Encarar é verbo adequado, pois, como Márcio sublinha, “Fatzer impõe enormes desafios, seja da ordem da dramaturgia, seja da ordem da atuação”. E foi trabalhando com o texto que isso se mostrou claramente: “O corpo a corpo com a matéria bruta nos levou a perceber a enormidade do tema”. Levou-os também a um aprendizado do “método dialético da construção das cenas, uma dialética negativa no mais alto grau” [a dialética, no sentido que recebe desde os trabalhos de Hegel (1770-1831), filósofo alemão, consiste em um modo de pensar a realidade que segue suas transformações no tempo, admitindo as contradições como mecanismo de mudança. Já o termo dialética negativa se refere à reelaboração do conceito hegeliano por Theodor Adorno (1903-1969)]. Esse método, diz o entrevistado, “nos ensinou a duvidar das soluções imediatas”.

De acordo com o projeto brechtiano, Alfenim constrói um trabalho cujos objetivos são tanto estéticos quanto políticos e pedagógicos. “Acredito que um espetáculo atinge seu objetivo”, fala Márcio, “quando oferece ao público, de forma lúdica e prazerosa, elementos para a construção de um pensamento crítico acerca de sua condição”. Esse direcionamento marca a trajetória do coletivo, que “procura refletir sobre os aspectos contraditórios de nossa formação social. Nesse sentido, Fatzer nos ajuda a desvelar os mecanismos da ordem capitalista e os mascaramentos atuais da luta de classes”. Porém, ressalta ele, tudo isso “não deve ser buscado em detrimento do caráter artístico. A pedagogia no teatro somente se realiza enquanto fruição estética”.

Estético e pedagógico, portanto, e, como notamos, político – essas atividades, defende Márcio, “podem contribuir para uma intervenção ou ajudar na educação com vistas a transformações sociais”. Nesse sentido, comenta o diretor, “interessa-nos refletir sobre nossa impotência como indivíduos incapazes de dar uma resposta coletiva aos disparates da atualidade – isso porque a resposta implica uma ação violenta e o medo nos imobiliza”. O conteúdo de Desertores “pode nos alimentar e dar sentido a uma resistência que se torna mais e mais atual e necessária”.

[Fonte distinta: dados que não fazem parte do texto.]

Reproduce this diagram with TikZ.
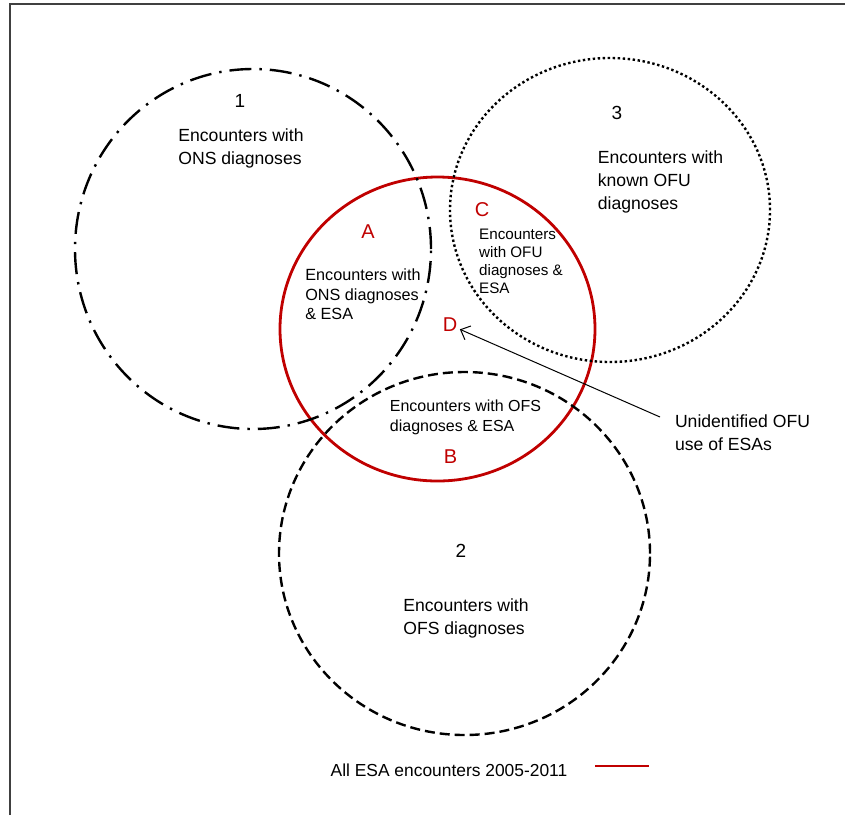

Compor um espetáculo com essa perspectiva, continua ele, demanda “dispor-se a construir não apenas um, mas muitos pontos de vista sobre a realidade, de modo a revelar suas contradições e forças em disputa”. Essa diversidade de visões marcou todo o processo criativo de Desertores, que partiu de oficinas e debates com outros criadores. Nesta semana, isso prossegue: o coletivo realiza nos dias 30 de agosto e 1 e 2 de setembro ensaios abertos para os quais foram convidados provocadores de debate. “O que vamos apresentar já possui o acabamento de uma montagem, contudo, ainda precisamos dessa nova fase de diálogo para uma avaliação mais precisa do que é necessário corrigir, alterar, reescrever. Não descartamos a hipótese de voltar à sala de ensaios e rever o projeto como um todo. O olhar distanciado do público pode no auxiliar nisso.”

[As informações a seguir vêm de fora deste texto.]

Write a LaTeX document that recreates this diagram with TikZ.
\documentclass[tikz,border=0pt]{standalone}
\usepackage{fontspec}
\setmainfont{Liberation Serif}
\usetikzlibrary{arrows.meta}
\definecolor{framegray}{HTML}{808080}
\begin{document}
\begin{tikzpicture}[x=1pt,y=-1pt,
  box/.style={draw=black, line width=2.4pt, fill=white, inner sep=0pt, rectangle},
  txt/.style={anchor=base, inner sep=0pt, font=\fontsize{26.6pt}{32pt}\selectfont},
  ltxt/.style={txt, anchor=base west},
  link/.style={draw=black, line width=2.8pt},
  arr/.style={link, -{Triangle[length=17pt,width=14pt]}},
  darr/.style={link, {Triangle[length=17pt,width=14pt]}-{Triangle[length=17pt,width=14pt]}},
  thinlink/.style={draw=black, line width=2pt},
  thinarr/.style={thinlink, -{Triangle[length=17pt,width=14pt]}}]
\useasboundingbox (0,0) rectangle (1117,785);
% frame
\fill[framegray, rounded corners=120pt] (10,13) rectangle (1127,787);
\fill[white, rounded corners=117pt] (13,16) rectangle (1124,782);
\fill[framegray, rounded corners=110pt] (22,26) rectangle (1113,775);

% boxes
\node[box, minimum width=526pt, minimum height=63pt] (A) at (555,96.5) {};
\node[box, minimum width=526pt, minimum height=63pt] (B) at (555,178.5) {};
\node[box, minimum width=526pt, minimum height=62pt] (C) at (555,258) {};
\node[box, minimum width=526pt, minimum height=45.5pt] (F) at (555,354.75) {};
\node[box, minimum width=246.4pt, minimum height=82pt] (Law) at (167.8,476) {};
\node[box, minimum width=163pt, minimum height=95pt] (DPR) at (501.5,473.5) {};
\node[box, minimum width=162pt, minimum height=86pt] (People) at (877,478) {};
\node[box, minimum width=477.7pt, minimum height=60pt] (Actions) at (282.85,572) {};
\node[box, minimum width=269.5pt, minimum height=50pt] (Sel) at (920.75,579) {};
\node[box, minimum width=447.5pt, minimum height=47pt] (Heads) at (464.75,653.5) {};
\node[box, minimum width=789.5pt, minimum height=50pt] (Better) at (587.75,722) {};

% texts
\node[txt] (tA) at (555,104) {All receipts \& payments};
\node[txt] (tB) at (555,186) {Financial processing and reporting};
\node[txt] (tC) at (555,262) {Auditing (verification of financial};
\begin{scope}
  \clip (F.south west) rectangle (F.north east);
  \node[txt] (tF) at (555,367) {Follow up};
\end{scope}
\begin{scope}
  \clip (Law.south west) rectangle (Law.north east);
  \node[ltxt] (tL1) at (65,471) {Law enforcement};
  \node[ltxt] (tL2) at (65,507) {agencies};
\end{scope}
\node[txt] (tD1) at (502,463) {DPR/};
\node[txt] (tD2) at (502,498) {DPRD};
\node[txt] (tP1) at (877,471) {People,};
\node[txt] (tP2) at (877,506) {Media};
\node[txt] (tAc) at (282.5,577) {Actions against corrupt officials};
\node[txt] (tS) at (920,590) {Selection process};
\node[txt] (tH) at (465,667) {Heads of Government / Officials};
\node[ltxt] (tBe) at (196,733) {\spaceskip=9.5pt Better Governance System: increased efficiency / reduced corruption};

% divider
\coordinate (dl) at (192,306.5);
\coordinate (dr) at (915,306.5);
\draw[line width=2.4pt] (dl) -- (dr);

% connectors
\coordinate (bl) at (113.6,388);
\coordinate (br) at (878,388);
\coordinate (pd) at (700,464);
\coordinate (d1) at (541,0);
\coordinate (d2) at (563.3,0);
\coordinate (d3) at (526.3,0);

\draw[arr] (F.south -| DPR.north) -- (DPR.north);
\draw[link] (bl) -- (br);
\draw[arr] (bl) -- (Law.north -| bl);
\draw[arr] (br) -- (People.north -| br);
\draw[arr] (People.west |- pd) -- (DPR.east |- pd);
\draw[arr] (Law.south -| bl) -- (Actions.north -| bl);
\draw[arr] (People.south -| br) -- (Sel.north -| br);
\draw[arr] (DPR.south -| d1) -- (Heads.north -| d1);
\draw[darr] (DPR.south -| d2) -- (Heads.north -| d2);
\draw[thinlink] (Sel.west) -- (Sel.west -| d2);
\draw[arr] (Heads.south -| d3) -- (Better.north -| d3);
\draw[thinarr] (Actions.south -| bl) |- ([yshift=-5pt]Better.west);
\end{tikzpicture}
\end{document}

Ao mesmo tempo que itinera com outras peças suas – em setembro, seis cidades do interior da Paraíba recebem Helenas; em outubro, Rio de Janeiro e Vitória assistem a Memórias de um Cão –, o Alfenim, projeta Márcio, quer manter Desertores em cartaz na sede do grupo, a Casa Amarela. Em 2020, “pretendemos circular pelo país – mas ainda não temos fonte de financiamento”. O diretor afirma que montar a peça é um “foco de resistência” em “tempos de fezes” – citando o poema “A Flor e a Náusea”, de Carlos Drummond de Andrade, que verseja:

Olhos sujos no relógio da torre:
não, o tempo não chegou de completa justiça.
O tempo é ainda de fezes, maus poemas, alucinações e espera.

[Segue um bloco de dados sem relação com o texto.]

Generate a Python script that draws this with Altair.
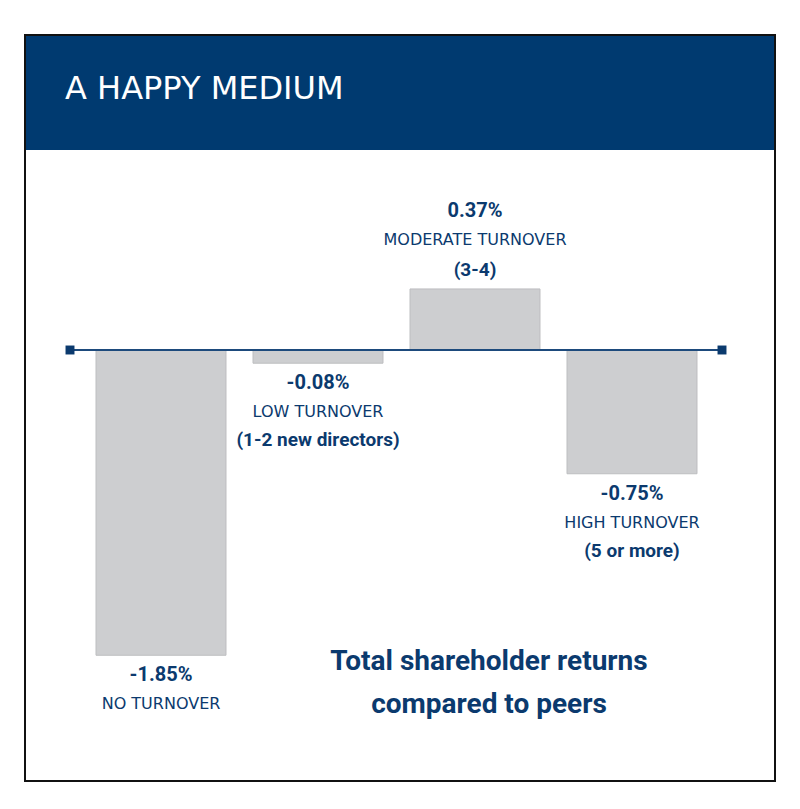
import altair as alt
import pandas as pd

categories = ["NO TURNOVER", "LOW TURNOVER", "MODERATE TURNOVER", "HIGH TURNOVER"]
values = [-1.85, -0.08, 0.37, -0.75]
value_labels = ["-1.85%", "-0.08%", "0.37%", "-0.75%"]
sub_labels = ["", "(1-2 new directors)", "(3-4)", "(5 or more)"]

title_text = "A HAPPY MEDIUM"
footer_lines = ["Total shareholder returns", "compared to peers"]

NAVY = "#0b3a6e"
HEADER = "#003a70"
BAR = "#cdced0"
BOLD_FONT = "Roboto"
CAPS_FONT = "DejaVu Sans"

df = pd.DataFrame({
    "cat": categories,
    "value": values,
    "base": [0.0] * len(values),
    "vlabel": value_labels,
    "sub": sub_labels,
})

W, H = 784, 790
k = 165.0  # px per percentage point
zero_y = 342.0
ydom = [-(H - zero_y) / k, zero_y / k]

xs = alt.X("cat:N", sort=categories, axis=None,
           scale=alt.Scale(range=[74.5, 702.5], paddingInner=0.172, paddingOuter=0.086))
ys = alt.Y("value:Q", axis=None, scale=alt.Scale(domain=ydom, nice=False, zero=False))

one = pd.DataFrame({"a": [0]})

border = alt.Chart(one).mark_rect(fill="white", stroke="#111111", strokeWidth=2).encode(
    x=alt.value(17), x2=alt.value(767), y=alt.value(27), y2=alt.value(773))
header = alt.Chart(one).mark_rect(fill=HEADER).encode(
    x=alt.value(18), x2=alt.value(766), y=alt.value(28), y2=alt.value(142))
title = alt.Chart(pd.DataFrame({"t": [title_text]})).mark_text(
    font="DejaVu Sans", fontSize=32, color="white", align="left", baseline="middle").encode(
    x=alt.value(57), y=alt.value(81), text="t:N")

bars = alt.Chart(df).mark_bar(color=BAR, stroke="#bdbec0", strokeWidth=1).encode(
    x=xs, y=ys, y2="base:Q")

zero_df = pd.DataFrame({"value": [0.0]})
zero_line = alt.Chart(zero_df).mark_rule(color="#1d4a7c", strokeWidth=2).encode(
    x=alt.value(62), x2=alt.value(714), y=ys)
end_l = alt.Chart(zero_df).mark_square(size=80, color=NAVY, opacity=1).encode(
    x=alt.value(62), y=ys)
end_r = alt.Chart(zero_df).mark_square(size=80, color=NAVY, opacity=1).encode(
    x=alt.value(714), y=ys)

neg = alt.Chart(df).transform_filter("datum.value < 0")
pos = alt.Chart(df).transform_filter("datum.value >= 0")

def label_layers(base, d_val, d_cat, d_sub):
    v = base.mark_text(font=BOLD_FONT, fontWeight="bold", fontSize=20, color=NAVY,
                       baseline="middle", dy=d_val).encode(x=xs, y=ys, text="vlabel:N")
    c = base.mark_text(font=CAPS_FONT, fontSize=16, color=NAVY,
                       baseline="middle", dy=d_cat).encode(x=xs, y=ys, text="cat:N")
    s = base.mark_text(font=BOLD_FONT, fontWeight="bold", fontSize=19, color=NAVY,
                       baseline="middle", dy=d_sub).encode(x=xs, y=ys, text="sub:N")
    return [v, c, s]

labels = label_layers(neg, 20, 49, 77) + label_layers(pos, -78, -49, -19)

foot1 = alt.Chart(pd.DataFrame({"t": [footer_lines[0]]})).mark_text(
    font=BOLD_FONT, fontWeight="bold", fontSize=28, color=NAVY, baseline="middle").encode(
    x=alt.value(481), y=alt.value(654), text="t:N")
foot2 = alt.Chart(pd.DataFrame({"t": [footer_lines[1]]})).mark_text(
    font=BOLD_FONT, fontWeight="bold", fontSize=28, color=NAVY, baseline="middle").encode(
    x=alt.value(481), y=alt.value(697), text="t:N")

chart = alt.layer(border, header, title, bars, zero_line, end_l, end_r, *labels, foot1, foot2).properties(
    width=W, height=H, padding=0, autosize="none", background="white"
).configure_view(stroke=None)

chart.save("out.html", embed_options={"renderer": "svg", "actions": False})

O trecho parece mesmo dar o tom do contexto em que busca intervir Desertores, do texto que o inspira e do processo de criação que o gerou – com efeito, a montagem aponta, como o poema, o nascimento de uma flor que fure “o asfalto, o tédio, o nojo e o ódio”. Esse, todavia, não é um processo acabado: “Ainda temos muitas dúvidas sobre a montagem, mas Alfenim sai muito mais maduro dessa experiência de radicalidade estética e política”.